La ciudad se había perdido.
El centro de la ciudad ya no estaba ahí. Lo habían secuestrado los bandidos que cobraban el derecho de piso, las mafias que controlaban bares, antros y prostíbulos. Ese maravilloso centro, lleno de museos y de plazas públicas estaba abandonado, lleno de basura, por que el gobierno municipal lo abandonó a suerte, terminó por exprimirle la última gota de riqueza a sus comerciantes y olvidó hacer su trabajo para levantarlo y hacerlo próspero.
La ciudad estaba perdida, abandonada, secuestrada, sucia y podrida. Por que nadie la cuidó. Ni sus ciudadanos sacaron al mal gobierno, ni los gobernantes tuvieron contrapesos que les obligaran a rendir cuentas, a trabajar para adaptar su ciudad como tantas otras en este país que ahora son ciudades inteligentes, donde la abunda la riqueza, impera el orden, seguridad y limpieza. Apoyadas con la última tecnología disponible le brindan a sus ciudadanos una mejor calidad de vida, a los comerciantes un lugar donde invertir y florecer, a los compradores un sitio seguro donde divertirse con sus familias y comprar.

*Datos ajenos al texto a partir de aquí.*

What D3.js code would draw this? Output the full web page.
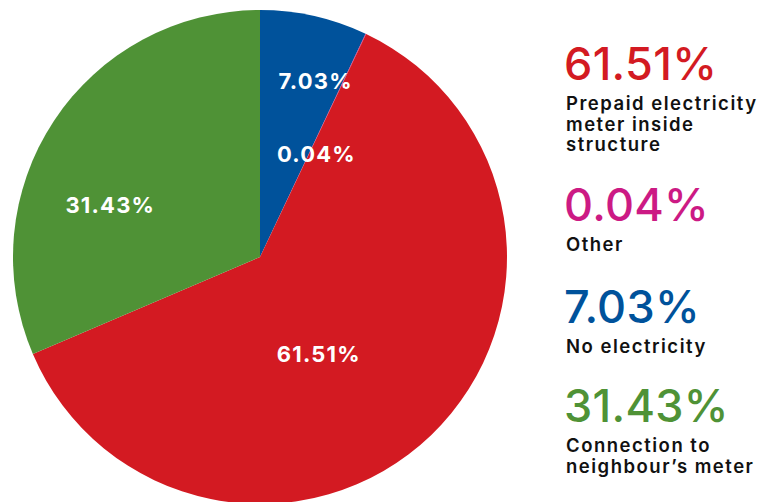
<!DOCTYPE html>
<html>
<head>
<meta charset="utf-8">
<script src="https://cdn.jsdelivr.net/npm/d3@7"></script>
<style>
  html, body { margin: 0; padding: 0; background: #fff; }
  svg { display: block; }
</style>
</head>
<body>
<svg id="chart" width="765" height="502"></svg>
<script>
// Household electricity source shares (%)
const categories = ["No electricity", "Other", "Prepaid electricity meter inside structure", "Connection to neighbour’s meter"];
const values = [7.03, 0.04, 61.51, 31.43];
const colors = ["#00529b", "#cc1a84", "#d31a22", "#4f9236"];
const legendOrder = [2, 1, 0, 3];
const legendLines = [
  ["No electricity"],
  ["Other"],
  ["Prepaid electricity", "meter inside", "structure"],
  ["Connection to", "neighbour’s meter"]
];

const fmt = v => v.toFixed(2) + "%";
const svg = d3.select("#chart");
const cx = 260, cy = 257, R = 247;
const font = "Inter, 'Noto Sans', sans-serif";

const pie = d3.pie().sort(null).value(d => d)(values);
const arc = d3.arc().innerRadius(0).outerRadius(R);

const g = svg.append("g").attr("transform", `translate(${cx},${cy})`);
g.selectAll("path.slice")
  .data(pie)
  .join("path")
  .attr("class", "slice")
  .attr("d", arc)
  .attr("fill", (d, i) => colors[i]);

// In-slice labels: placed by polar position (angle in degrees, radius in px)
const labelPolar = [
  { a: 17.4, r: 184 },
  { a: 28.5, r: 117 },
  { a: 149, r: 113 },
  { a: 289, r: 159 }
];
g.selectAll("text.slice-label")
  .data(pie)
  .join("text")
  .attr("class", "slice-label")
  .attr("x", (d, i) => labelPolar[i].r * Math.sin(labelPolar[i].a * Math.PI / 180) + 0.6)
  .attr("y", (d, i) => -labelPolar[i].r * Math.cos(labelPolar[i].a * Math.PI / 180))
  .attr("text-anchor", "middle")
  .attr("dominant-baseline", "central")
  .attr("fill", "#fff")
  .attr("font-family", font)
  .attr("font-weight", 700)
  .attr("font-size", 22)
  .attr("letter-spacing", 1.2)
  .text(d => fmt(d.data));

// Legend column
const legendX = 566;
const legendTops = [80, 221, 323, 422];
const legend = svg.append("g");
legendOrder.forEach((idx, k) => {
  const base = legendTops[k];
  legend.append("text")
    .attr("x", legendX - 2)
    .attr("y", base)
    .attr("fill", colors[idx])
    .attr("font-family", font)
    .attr("font-weight", 500)
    .attr("font-size", 45)
    .attr("letter-spacing", 0.3)
    .text(fmt(values[idx]));
  legendLines[idx].forEach((line, j) => {
    legend.append("text")
      .attr("x", legendX)
      .attr("y", base + 30 + j * 20.5)
      .attr("fill", "#111")
      .attr("font-family", font)
      .attr("font-weight", 600)
      .attr("font-size", 18.5)
      .attr("letter-spacing", 1.5)
      .text(line);
  });
});
</script>
</body>
</html>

El lo sabía había caminado por aquellas urbes que se encontraban a pocas horas de su ciudad. Ninguna de ellas había perdido su historia, ninguna casa vieja derruida, ningún antiguo comercio olvidado, solo transformados, modernizados, hechos a la medida de una nueva era que usa más tecnología para tomar mejores decisiones.
Mientras se sentaba en la sucia plaza principal, con la fuente seca que olía a orines, por su mente pasaban los nombres de aquellas capitales estatales, recordaba sus plazas cívicas y sus alrededores para preguntarse: “¿Por que se ha perdido mi ciudad? ¿Quiénes la han olvidado? ¿Los ciudadanos o los alcaldes?